Reproduce each line from the records that holds "with".

══ Data to use ══

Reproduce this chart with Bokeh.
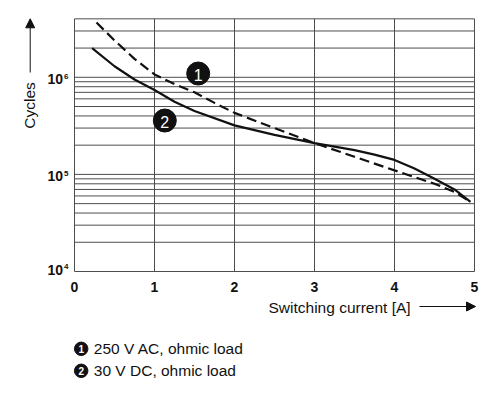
from math import pi

from bokeh.plotting import figure
from bokeh.models import Range1d, Arrow, NormalHead
from bokeh.core.properties import value
from bokeh.embed import file_html
from bokeh.resources import INLINE

# Electrical endurance: switching current [A] vs. number of cycles
current_ac = [0.275, 0.5, 0.75, 1.0, 1.25, 1.5, 1.75, 2.0, 2.5, 3.0, 3.5, 4.0, 4.5, 4.75, 4.95]
cycles_ac = [3.66e6, 2.4e6, 1.55e6, 1.07e6, 8.5e5, 7.0e5, 5.45e5, 4.3e5, 3.0e5, 2.1e5,
             1.52e5, 1.1e5, 8.0e4, 6.6e4, 5.2e4]

current_dc = [0.22, 0.5, 0.75, 1.0, 1.25, 1.5, 2.0, 2.5, 3.0, 3.5, 3.75, 4.0, 4.25, 4.5,
              4.75, 4.95]
cycles_dc = [2.0e6, 1.3e6, 9.5e5, 7.4e5, 5.6e5, 4.5e5, 3.2e5, 2.55e5, 2.1e5, 1.78e5,
             1.6e5, 1.41e5, 1.15e5, 9.0e4, 7.0e4, 5.2e4]

x_ticks = [0, 1, 2, 3, 4, 5]
x_tick_labels = ["0", "1", "2", "3", "4", "5"]
y_decades = [1e4, 1e5, 1e6]
y_exponents = ["4", "5", "6"]
y_grid = [1e4, 2e4, 3e4, 4e4, 5e4, 6e4, 7e4, 8e4, 9e4,
          1e5, 2e5, 3e5, 4e5, 5e5, 6e5, 7e5, 8e5, 9e5,
          1e6, 2e6, 3e6, 4e6]
x_min, x_max = 0, 5
y_min, y_max = 1e4, 4e6

series_names = ["250 V AC, ohmic load", "30 V DC, ohmic load"]
series_numbers = ["1", "2"]

FONT = value("Liberation Sans")
INK = "#111111"
GRID = "#4d4d4d"

W, H = 500, 396
# placement of the chart box on the canvas (px) and its scale
BOX_LEFT, BOX_BOTTOM = 74, 271
PX_PER_AMP = 80.0
PX_PER_DECADE = 97.1


def dx(px):
    """canvas x (px) -> current axis value"""
    return (px - BOX_LEFT) / PX_PER_AMP


def dy(py):
    """canvas y (px, from top) -> cycles axis value"""
    return 10 ** (4 + (BOX_BOTTOM - py) / PX_PER_DECADE)


p = figure(width=W, height=H, y_axis_type="log",
           x_range=Range1d(dx(0), dx(W)), y_range=Range1d(dy(H), dy(0)),
           x_axis_location=None, y_axis_location=None, title_location=None,
           output_backend="svg", toolbar_location=None,
           min_border=0)
p.outline_line_color = None
p.background_fill_color = "white"
p.border_fill_color = "white"
p.xgrid.visible = False
p.ygrid.visible = False

# chart box grid: vertical lines at the current ticks, horizontal at the cycle ticks
p.segment(x0=x_ticks, y0=[y_min] * len(x_ticks), x1=x_ticks, y1=[y_max] * len(x_ticks),
          line_color=GRID, line_width=1)
p.segment(x0=[x_min] * len(y_grid), y0=y_grid, x1=[x_max] * len(y_grid), y1=y_grid,
          line_color=GRID, line_width=1)

# x tick labels
p.text(x=x_ticks, y=[y_min] * len(x_ticks), text=x_tick_labels,
       text_font=FONT, text_font_size="14px", text_font_style="bold",
       text_color=INK, text_align="center", text_baseline="top", y_offset=10)

# y tick labels: 10 with a superscript exponent
p.text(x=[dx(62.5)] * 3, y=y_decades, text=["10"] * 3,
       text_font=FONT, text_font_size="14px", text_font_style="bold",
       text_color=INK, text_align="right", text_baseline="middle",
       y_offset=[-1.7, 2, 2])
p.text(x=[dx(63.6)] * 3, y=y_decades, text=y_exponents,
       text_font=FONT, text_font_size="8px", text_font_style="bold",
       text_color=INK, text_align="left", text_baseline="middle",
       y_offset=[-5, -1.3, -1.3])

# curves
p.line(current_ac, cycles_ac, line_color=INK, line_width=2.2, line_dash="10 5")
p.line(current_dc, cycles_dc, line_color=INK, line_width=2.2)

# numbered curve markers
marker_x = [dx(197.7), dx(164.3)]
marker_y = [dy(73), dy(120)]
p.scatter(marker_x, marker_y, size=23, marker="circle", fill_color=INK, line_color=INK)
p.text(x=marker_x, y=marker_y, text=series_numbers, text_font=FONT,
       text_font_size="16px", text_color="white",
       text_align="center", text_baseline="middle", y_offset=1)

# axis titles with arrows
p.text(x=[dx(28.5)], y=[dy(105)], text=["Cycles"], angle=pi / 2,
       text_font=FONT, text_font_size="15.5px", text_color=INK,
       text_align="center", text_baseline="middle")
p.add_layout(Arrow(x_start=dx(29.7), y_start=dy(72), x_end=dx(29.7), y_end=dy(18.3),
                   line_color=INK, line_width=1,
                   end=NormalHead(size=9, fill_color=INK, line_color=INK)))

p.text(x=[dx(268)], y=[dy(306.5)], text=["Switching current [A]"],
       text_font=FONT, text_font_size="15.5px", text_color=INK,
       text_align="left", text_baseline="middle")
p.add_layout(Arrow(x_start=dx(419), y_start=dy(306), x_end=dx(475), y_end=dy(306),
                   line_color=INK, line_width=1,
                   end=NormalHead(size=9, fill_color=INK, line_color=INK)))

# legend below the chart
legend_x = [dx(80.7)] * 2
legend_y = [dy(348.3), dy(370.3)]
p.scatter(legend_x, legend_y, size=13.5, marker="circle", fill_color=INK, line_color=INK)
p.text(x=legend_x, y=legend_y, text=series_numbers, text_font=FONT,
       text_font_size="10px", text_font_style="bold", text_color="white",
       text_align="center", text_baseline="middle", y_offset=0.5)
p.text(x=[dx(93.3)] * 2, y=legend_y, text=series_names,
       text_font=FONT, text_font_size="15.5px", text_color=INK,
       text_align="left", text_baseline="middle")

open("out.html", "w").write(file_html(p, INLINE))
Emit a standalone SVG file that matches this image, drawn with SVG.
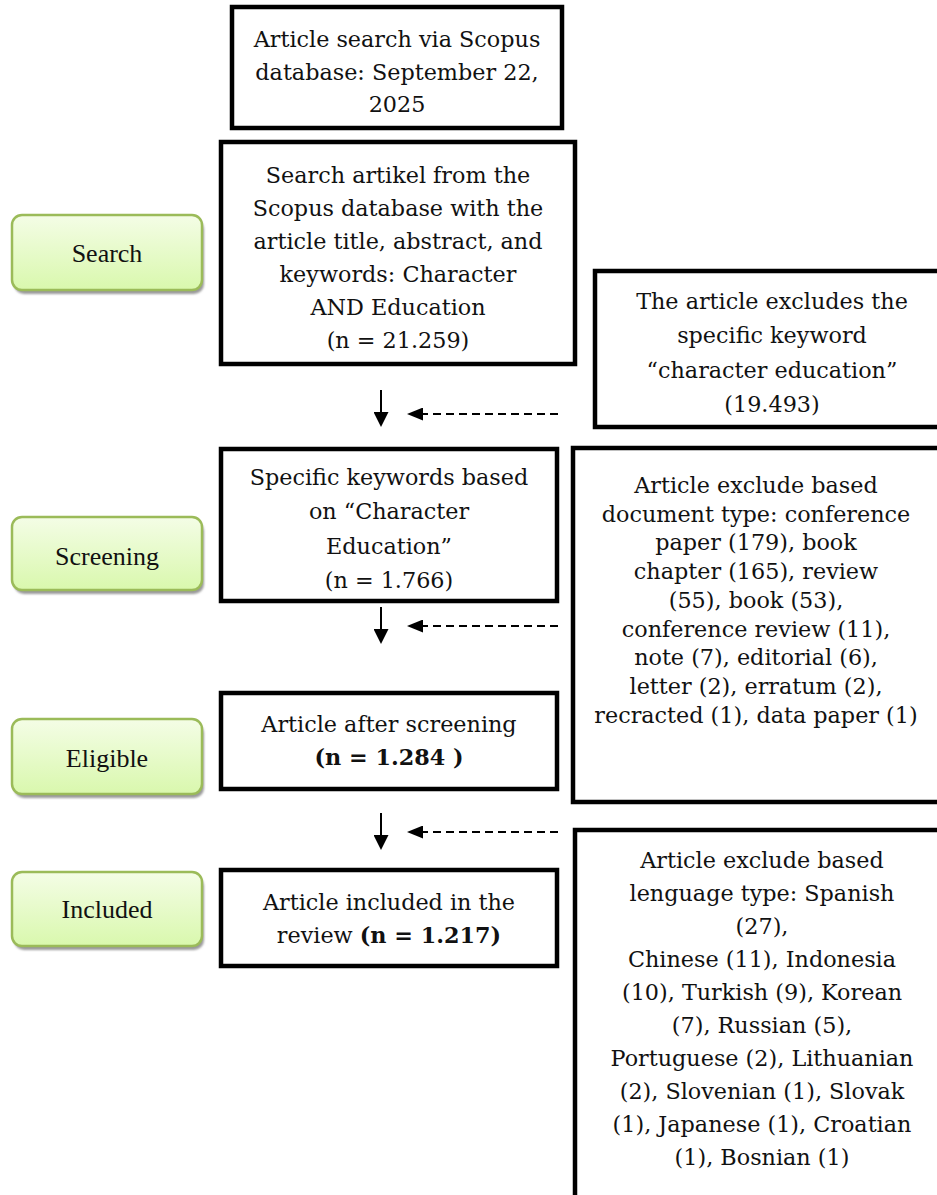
<svg xmlns="http://www.w3.org/2000/svg" width="937" height="1195" viewBox="0 0 937 1195">
<style>
.box{fill:#fff;stroke:#000;stroke-width:4.5}
.stage{fill:url(#g);stroke:#9bbb59;stroke-width:2.5}
.shadow{fill:#9a9a9a;filter:url(#sh)}
.t{font-family:"DejaVu Serif","Liberation Serif",serif;font-size:22.3px;fill:#111;text-anchor:middle}
.b{font-weight:bold}
.lab{font-family:"Liberation Serif",serif;font-size:26px;fill:#111;text-anchor:middle}
.arr{stroke:#000;stroke-width:2;fill:none}
.dash{stroke:#000;stroke-width:2;fill:none;stroke-dasharray:8 5}
</style>
<defs>
<linearGradient id="g" x1="0" y1="0" x2="0" y2="1"><stop offset="0" stop-color="#f4fde6"/><stop offset="1" stop-color="#d9f8ad"/></linearGradient>
<filter id="sh" x="-10%" y="-20%" width="120%" height="140%"><feGaussianBlur stdDeviation="1.3"/></filter>
<marker id="hd" viewBox="0 0 15 15" refX="3" refY="7.5" markerWidth="15" markerHeight="15" markerUnits="userSpaceOnUse" orient="auto"><path d="M0,0 L15,7.5 L0,15 z" fill="#000"/></marker>
<marker id="hl" viewBox="0 0 16 13" refX="3" refY="6.5" markerWidth="16" markerHeight="13" markerUnits="userSpaceOnUse" orient="auto"><path d="M0,0 L16,6.5 L0,13 z" fill="#000"/></marker>
</defs>
<rect width="937" height="1195" fill="#fff"/>

<g id="stage-search">
<rect class="shadow" x="14" y="219" width="190" height="75" rx="10"/>
<rect class="stage" x="12" y="215" width="190" height="75" rx="10"/>
<text class="lab" x="107" y="262">Search</text>
</g>
<g id="stage-screening">
<rect class="shadow" x="14" y="521" width="190" height="73" rx="10"/>
<rect class="stage" x="12" y="517" width="190" height="73" rx="10"/>
<text class="lab" x="107" y="565">Screening</text>
</g>
<g id="stage-eligible">
<rect class="shadow" x="14" y="723" width="190" height="75" rx="10"/>
<rect class="stage" x="12" y="719" width="190" height="75" rx="10"/>
<text class="lab" x="107" y="767">Eligible</text>
</g>
<g id="stage-included">
<rect class="shadow" x="14" y="876" width="190" height="74" rx="10"/>
<rect class="stage" x="12" y="872" width="190" height="74" rx="10"/>
<text class="lab" x="107" y="918">Included</text>
</g>

<g id="box-search-date">
<rect class="box" x="232" y="7" width="330" height="121"/>
<text class="t" x="397" y="47">Article search via Scopus</text>
<text class="t" x="397" y="79.5">database: September 22,</text>
<text class="t" x="397" y="112">2025</text>
</g>
<g id="box-search">
<rect class="box" x="221" y="142" width="354" height="222"/>
<text class="t" x="398" y="183">Search artikel from the</text>
<text class="t" x="398" y="216">Scopus database with the</text>
<text class="t" x="398" y="249">article title, abstract, and</text>
<text class="t" x="398" y="282">keywords: Character</text>
<text class="t" x="398" y="315">AND Education</text>
<text class="t" x="398" y="348">(n = 21.259)</text>
</g>
<g id="box-screening">
<rect class="box" x="221" y="449" width="336" height="152"/>
<text class="t" x="389" y="485">Specific keywords based</text>
<text class="t" x="389" y="519">on “Character</text>
<text class="t" x="389" y="554">Education”</text>
<text class="t" x="389" y="588">(n = 1.766)</text>
</g>
<g id="box-eligible">
<rect class="box" x="221" y="693" width="336" height="96"/>
<text class="t" x="389" y="732">Article after screening</text>
<text class="t b" x="389" y="765">(n = 1.284 )</text>
</g>
<g id="box-included">
<rect class="box" x="221" y="870" width="336" height="96"/>
<text class="t" x="389" y="910">Article included in the</text>
<text class="t" x="389" y="943">review <tspan class="b">(n = 1.217)</tspan></text>
</g>

<g id="box-excl-keyword">
<rect class="box" x="595" y="271" width="360" height="156"/>
<text class="t" x="772" y="309">The article excludes the</text>
<text class="t" x="772" y="343">specific keyword</text>
<text class="t" x="772" y="378">“character education”</text>
<text class="t" x="772" y="412">(19.493)</text>
</g>
<g id="box-excl-doctype">
<rect class="box" x="573" y="448" width="380" height="354"/>
<text class="t" x="756" y="493">Article exclude based</text>
<text class="t" x="756" y="522">document type: conference</text>
<text class="t" x="756" y="550">paper (179), book</text>
<text class="t" x="756" y="579">chapter (165), review</text>
<text class="t" x="756" y="608">(55), book (53),</text>
<text class="t" x="756" y="637">conference review (11),</text>
<text class="t" x="756" y="665">note (7), editorial (6),</text>
<text class="t" x="756" y="694">letter (2), erratum (2),</text>
<text class="t" x="756" y="723">recracted (1), data paper (1)</text>
</g>
<g id="box-excl-language">
<rect class="box" x="575" y="830" width="375" height="400"/>
<text class="t" x="762" y="868">Article exclude based</text>
<text class="t" x="762" y="901">lenguage type: Spanish</text>
<text class="t" x="762" y="934">(27),</text>
<text class="t" x="762" y="967">Chinese (11), Indonesia</text>
<text class="t" x="762" y="1000">(10), Turkish (9), Korean</text>
<text class="t" x="762" y="1033">(7), Russian (5),</text>
<text class="t" x="762" y="1066">Portuguese (2), Lithuanian</text>
<text class="t" x="762" y="1099">(2), Slovenian (1), Slovak</text>
<text class="t" x="762" y="1132">(1), Japanese (1), Croatian</text>
<text class="t" x="762" y="1165">(1), Bosnian (1)</text>
</g>

<g id="connectors">
<line class="arr" x1="381" y1="390" x2="381" y2="415" marker-end="url(#hd)"/>
<line class="dash" x1="558" y1="414" x2="420" y2="414" marker-end="url(#hl)"/>
<line class="arr" x1="381" y1="607" x2="381" y2="632" marker-end="url(#hd)"/>
<line class="dash" x1="558" y1="626" x2="420" y2="626" marker-end="url(#hl)"/>
<line class="arr" x1="381" y1="813" x2="381" y2="838" marker-end="url(#hd)"/>
<line class="dash" x1="558" y1="832" x2="420" y2="832" marker-end="url(#hl)"/>
</g>
</svg>
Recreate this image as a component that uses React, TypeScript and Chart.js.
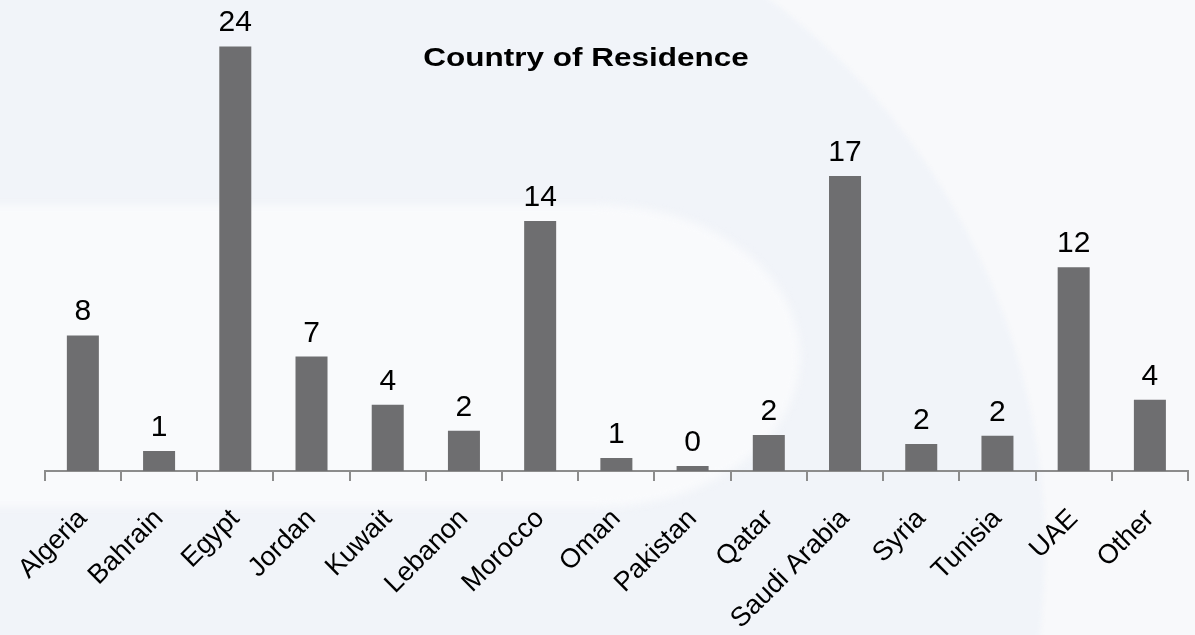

═══

— Answer to this problem —
Reproduce this chart with Bokeh.
# y tick labels: 10 with a superscript exponent
# axis titles with arrows
Emit a standalone SVG file that matches this image, drawn with SVG.
<text class="t" x="398" y="216">Scopus database with the</text>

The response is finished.